C'est un livre qui, une fois commencé,
ne se met pas facilement de côté. De la chair à lecture.
La langage est brut, le style direct,
les phrases courtes. Le narrateur, et sans doute à peu de choses
près Michel Houellebecq lui-même, livre sa vision froidement
analytique et presque totalement dénuée de compassion de la société
d'aujourd'hui.
Personnellement, c'est tout à fait ce
que j'attends d'un auteur contemporain: qu'il apporte un
éclairage (de préférence nouveau) sur notre époque. De ce point
de vue, les quelques romans que j'ai lus de M. H. ne m'ont pas déçu.
Dans la société actuelle vue par
Houellebecq, l'altruisme n'a pas de place. Le passage à l'âge
adulte est le début d'une série de désillusions. Le vieillissement
est une déchéance inexorable. Ceux qui ne sont pas beaux ou jeunes
ont une vie sexuelle misérable.
Même si je
simplifie sans doute un peu, le constat est très sombre. Et c'est
justement ce qui m'interpelle. La société actuelle est-elle
vraiment telle que Michel Houellebecq la décrit ?
Je ne pense pas
être un observateur suffisamment éclairé pour répondre à cette
question. Quoiqu'il en soit et pour clore ce billet, je recopie
ci-dessous trois passages qui ont particulièrement retenu mon
attention.
Extrait 1:
Décidément, me disais-je, dans nos
sociétés, le sexe représente bel et bien un second système de
différenciation, tout à fait indépendant de l'argent ; et il
se comporte comme un système de différenciation au moins aussi
impitoyable. Les effets de ces deux systèmes sont d'ailleurs
strictement équivalents. Tout comme le libéralisme économique sans
frein, et pour des raisons analogues, le libéralisme sexuel produit
des phénomènes de paupérisation
absolue. Certains font l'amour tous les jours ;
d'autres cinq ou six fois dans leur vie, ou jamais. Certains font
l'amour avec des dizaines de femmes ; d'autres avec aucune.
C'est ce qu'on appelle la « loi du marché ». […] le
libéralisme sexuel, c'est l'extension du domaine de la lutte, son
extension à tous les âges de la vie et à toutes les classes de la
société.
Extrait 2:
Gérard Leverrier était
administrateur à l'Assemblée nationale […].
La nouvelle de sa mort n'a
réellement surpris personne à l'Assemblée nationale ; il y
était surtout connu pour les difficultés qu'il éprouvait à
s'acheter un lit.
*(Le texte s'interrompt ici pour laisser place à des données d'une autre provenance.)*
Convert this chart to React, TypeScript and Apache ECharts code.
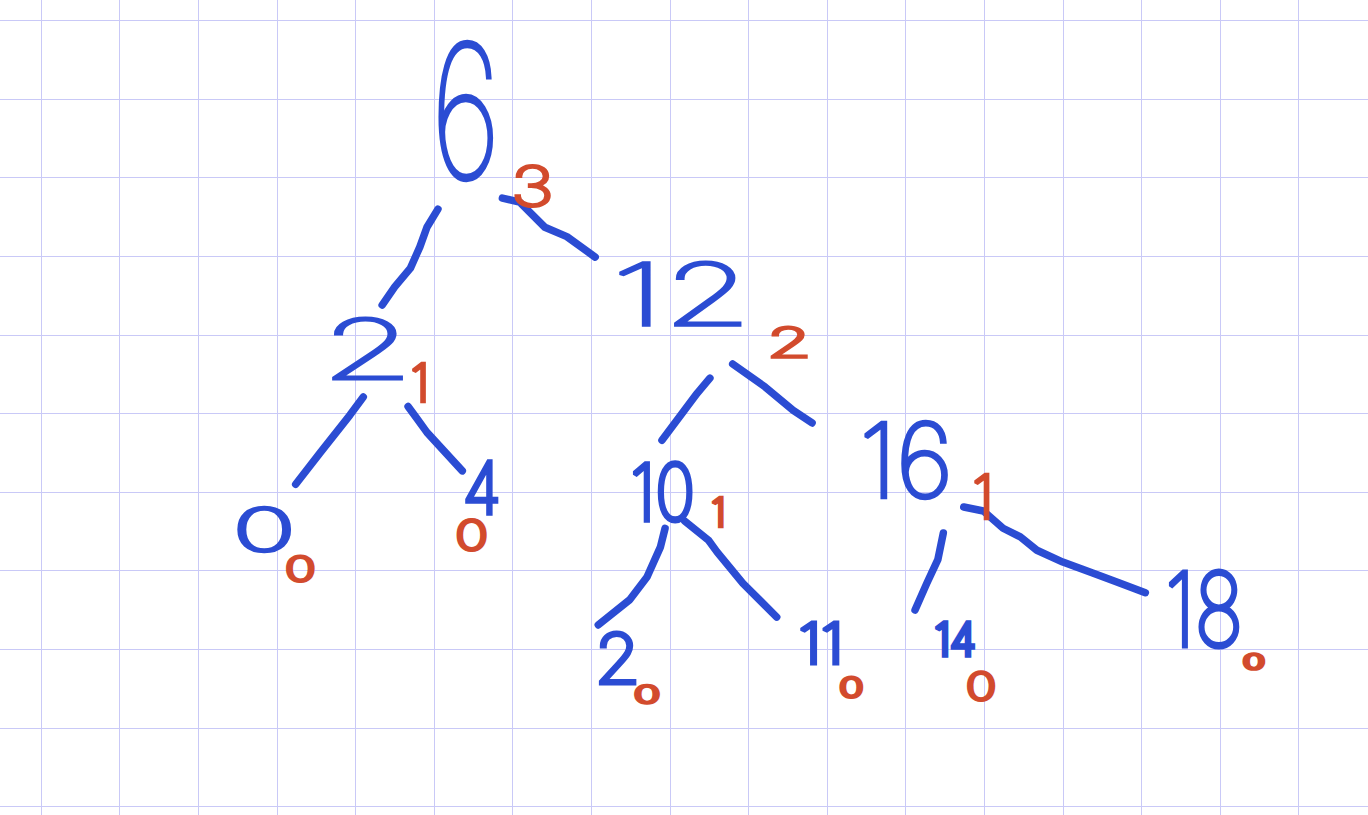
import { useEffect, useRef } from "react";
import * as echarts from "echarts";

// notebook paper: one unit = one square; the page shows a little less than 18 x 11 squares
const X_MIN = 0.478;
const X_MAX = 17.883;
const Y_MIN = 0.739;
const Y_MAX = 11.108;
const paperCols = [1, 2, 3, 4, 5, 6, 7, 8, 9, 10, 11, 12, 13, 14, 15, 16, 17];
const paperRows = [1, 2, 3, 4, 5, 6, 7, 8, 9, 10, 11];

// tree nodes (blue ink): written number and its centre, in squares
const nodeLabels = ["6", "12", "2", "0", "4", "10", "16", "2", "11", "14", "18"];
const nodeX = [6.41, 9.14, 5.16, 3.84, 6.61, 8.91, 12.01, 8.34, 10.91, 12.63, 15.8];
const nodeY = [2.15, 4.47, 5.18, 7.48, 6.95, 6.99, 6.59, 9.11, 8.92, 8.86, 8.49];

// balance numbers written next to each node (red ink)
const balanceLabels = ["3", "2", "1", "0", "0", "1", "1", "0", "0", "0", "0"];
const balanceX = [7.25, 10.52, 5.81, 4.3, 6.48, 9.61, 12.97, 8.71, 11.31, 12.96, 16.43];
const balanceY = [3.11, 5.09, 5.61, 7.98, 7.55, 7.25, 7.05, 9.57, 9.48, 9.47, 9.16];

// hand-drawn edges, parent -> child, as stroke points in squares
const edgeFrom = ["6", "6", "12", "12", "2", "2", "10", "10", "16", "16"];
const edgeTo = ["2", "12", "10", "16", "0", "4", "2", "11", "14", "18"];
const edgeX = [
  [6.05, 5.91, 5.82, 5.7, 5.5, 5.34],
  [6.87, 7.09, 7.41, 7.69, 8.05],
  [9.51, 9.35, 8.9],
  [9.8, 10.21, 10.57, 10.81],
  [5.1, 4.93, 4.55, 4.24],
  [5.67, 5.78, 5.91, 6.36],
  [8.94, 8.88, 8.71, 8.49, 8.09],
  [9.19, 9.49, 9.6, 9.93, 10.36],
  [12.48, 12.41, 12.27, 12.12],
  [12.74, 12.99, 13.24, 13.46, 13.67, 14.0, 14.38, 14.73, 15.05],
];
const edgeY = [
  [3.4, 3.63, 3.88, 4.15, 4.39, 4.62],
  [3.26, 3.31, 3.63, 3.75, 4.01],
  [5.55, 5.74, 6.34],
  [5.37, 5.66, 5.96, 6.12],
  [5.79, 6.02, 6.5, 6.9],
  [5.91, 6.06, 6.24, 6.73],
  [7.46, 7.7, 8.08, 8.37, 8.69],
  [7.37, 7.61, 7.76, 8.16, 8.59],
  [7.52, 7.86, 8.16, 8.5],
  [7.19, 7.24, 7.46, 7.57, 7.74, 7.89, 8.03, 8.16, 8.28],
];

// size of the handwriting (px): width, height of the ink; 0 width = natural
const nodeInkW = [53, 118, 67, 51, 29, 55, 80, 33, 34, 35, 67];
const nodeInkH = [138, 63, 61, 44, 51, 58, 76, 50, 40, 32, 76];
const balanceInkW = [32, 32, 0, 23, 25, 0, 0, 20, 18, 23, 24];
const balanceInkH = [41, 30, 37, 25, 31, 28, 43, 18, 20, 28, 15];

const BLUE = "#2b4cd3";
const RED = "#d24b2d";
const PAPER_LINE = "#c9c9f7";
const FONT = "Inter";
const WEIGHT = 100;
const STEM = 0.02;
const BASELINE_SHIFT = 0.065;

const measureCtx = document.createElement("canvas").getContext("2d")!;
function measureInk(text: string) {
  measureCtx.font = `${WEIGHT} 100px ${FONT}`;
  measureCtx.textAlign = "center";
  measureCtx.textBaseline = "middle";
  const m = measureCtx.measureText(text);
  return {
    left: m.actualBoundingBoxLeft,
    right: m.actualBoundingBoxRight,
    ascent: m.actualBoundingBoxAscent,
    descent: m.actualBoundingBoxDescent,
  };
}

function inkText(labels: string[], inkW: number[], inkH: number[], color: string, pen: number) {
  return (params: any, api: any) => {
    const i = params.dataIndex;
    const [cx, cy] = api.coord([api.value(0), api.value(1)]);
    const m = measureInk(labels[i]);
    const fontSize = (100 * inkH[i]) / (m.ascent + m.descent);
    const k = fontSize / 100;
    let sx = inkW[i] ? inkW[i] / ((m.left + m.right) * k) : 1;
    sx = Math.min(1.8, Math.max(0.35, sx));
    const lw = Math.max(0.5, pen / Math.sqrt(sx) - STEM * fontSize);
    return {
      type: "text",
      x: cx,
      y: cy,
      scaleX: sx,
      scaleY: 1,
      style: {
        text: labels[i],
        x: (-(m.right - m.left) / 2) * k,
        y: ((m.ascent - m.descent) / 2) * k - BASELINE_SHIFT * fontSize,
        align: "center",
        verticalAlign: "middle",
        fontFamily: FONT,
        fontWeight: WEIGHT,
        fontSize,
        fill: color,
        stroke: color,
        lineWidth: lw,
        lineJoin: "round",
      },
    };
  };
}

const hiddenAxis = {
  type: "value" as const,
  axisLine: { show: false },
  axisTick: { show: false },
  axisLabel: { show: false },
  splitLine: { show: false },
};

export default function App() {
  const chartRef = useRef<HTMLDivElement>(null);

  useEffect(() => {
    if (!chartRef.current) return;
    const chart = echarts.init(chartRef.current, null, { renderer: "svg" });

    const option: echarts.EChartsOption = {
      animation: false,
      backgroundColor: "#ffffff",
      grid: { left: 0, right: 0, top: 0, bottom: 0, containLabel: false },
      xAxis: { ...hiddenAxis, min: X_MIN, max: X_MAX },
      yAxis: { ...hiddenAxis, inverse: true, min: Y_MIN, max: Y_MAX },
      series: [
        {
          name: "edges",
          type: "lines",
          coordinateSystem: "cartesian2d",
          polyline: true,
          silent: true,
          z: 2,
          lineStyle: { color: BLUE, width: 7.5, opacity: 1, cap: "round", join: "round" },
          data: edgeX.map((xs, e) => ({
            name: `${edgeFrom[e]}-${edgeTo[e]}`,
            coords: xs.map((x, j) => [x, edgeY[e][j]]),
          })),
          markLine: {
            silent: true,
            symbol: "none",
            z: 1,
            label: { show: false },
            lineStyle: { color: PAPER_LINE, width: 1, type: "solid" },
            data: [
              ...paperCols.map((c) => ({ xAxis: c })),
              ...paperRows.map((r) => ({ yAxis: r })),
            ],
          },
        },
        {
          name: "nodes",
          type: "custom",
          coordinateSystem: "cartesian2d",
          silent: true,
          clip: false,
          z: 3,
          renderItem: inkText(nodeLabels, nodeInkW, nodeInkH, BLUE, 6.5) as any,
          data: nodeX.map((x, i) => [x, nodeY[i]]),
        },
        {
          name: "balance",
          type: "custom",
          coordinateSystem: "cartesian2d",
          silent: true,
          clip: false,
          z: 4,
          renderItem: inkText(balanceLabels, balanceInkW, balanceInkH, RED, 5.5) as any,
          data: balanceX.map((x, i) => [x, balanceY[i]]),
        },
      ],
    };

    chart.setOption(option);
    return () => chart.dispose();
  }, []);

  return (
    <div
      ref={chartRef}
      style={{ position: "fixed", left: 0, top: 0, width: 1368, height: 815 }}
    />
  );
}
Depuis quelques mois déjà il avait décidé cet
achat ; mais la concrétisation du projet s'avérait impossible.
L'anecdote était généralement rapportée avec un léger sourire
ironique ; pourtant, il n'y a pas de quoi rire ; l'achat
d'un lit, de nos jours, présente effectivement des difficultés
considérables, et il y a bien de quoi vous mener au suicide. D'abord
il faut prévoir la livraison, et donc en général prendre une
demi-journée de congé, avec tous les problèmes que ça pose.
Parfois les livreurs ne viennent pas, ou bien ils ne réussissent pas
à transporter le lit dans l'escalier, et on en est quitte pour
demander une demi-journée de congé supplémentaire. Ces difficultés
se reproduisent pour tous les meubles et les appareils ménagers, et
l'accumulation de tracas qui en résulte peut déjà suffire à
ébranler sérieusement un être sensible.
Extrait 3:
Le soir de la mort de Gérard
Leverrier, son père a téléphoné à son travail ; comme il
était absent de son bureau c'est Véronique qui a pris la
communication. Le message consistait simplement à rappeler son père,
de toute urgence ; elle a oublié de le transmettre. Gérard
Leverrier est donc rentré chez lui à six heures, sans avoir pris
connaissance du message, et s'est tiré une balle dans la tête.
Véronique m'a raconté ça, le soir du jour où ils ont appris sa
mort, à l'Assemblée nationale ; elle a ajouté que ça lui
« foutait un peu les boules » ; tels furent ses
propres termes. Je me suis imaginé qu'elle allait ressentir une
espèce de culpabilité, de remords ; pas du tout : le
lendemain, elle avait déjà oublié.
Effectivement ça m’a l’air sombre, lucide et sombre ce qui est presque un pléonasme.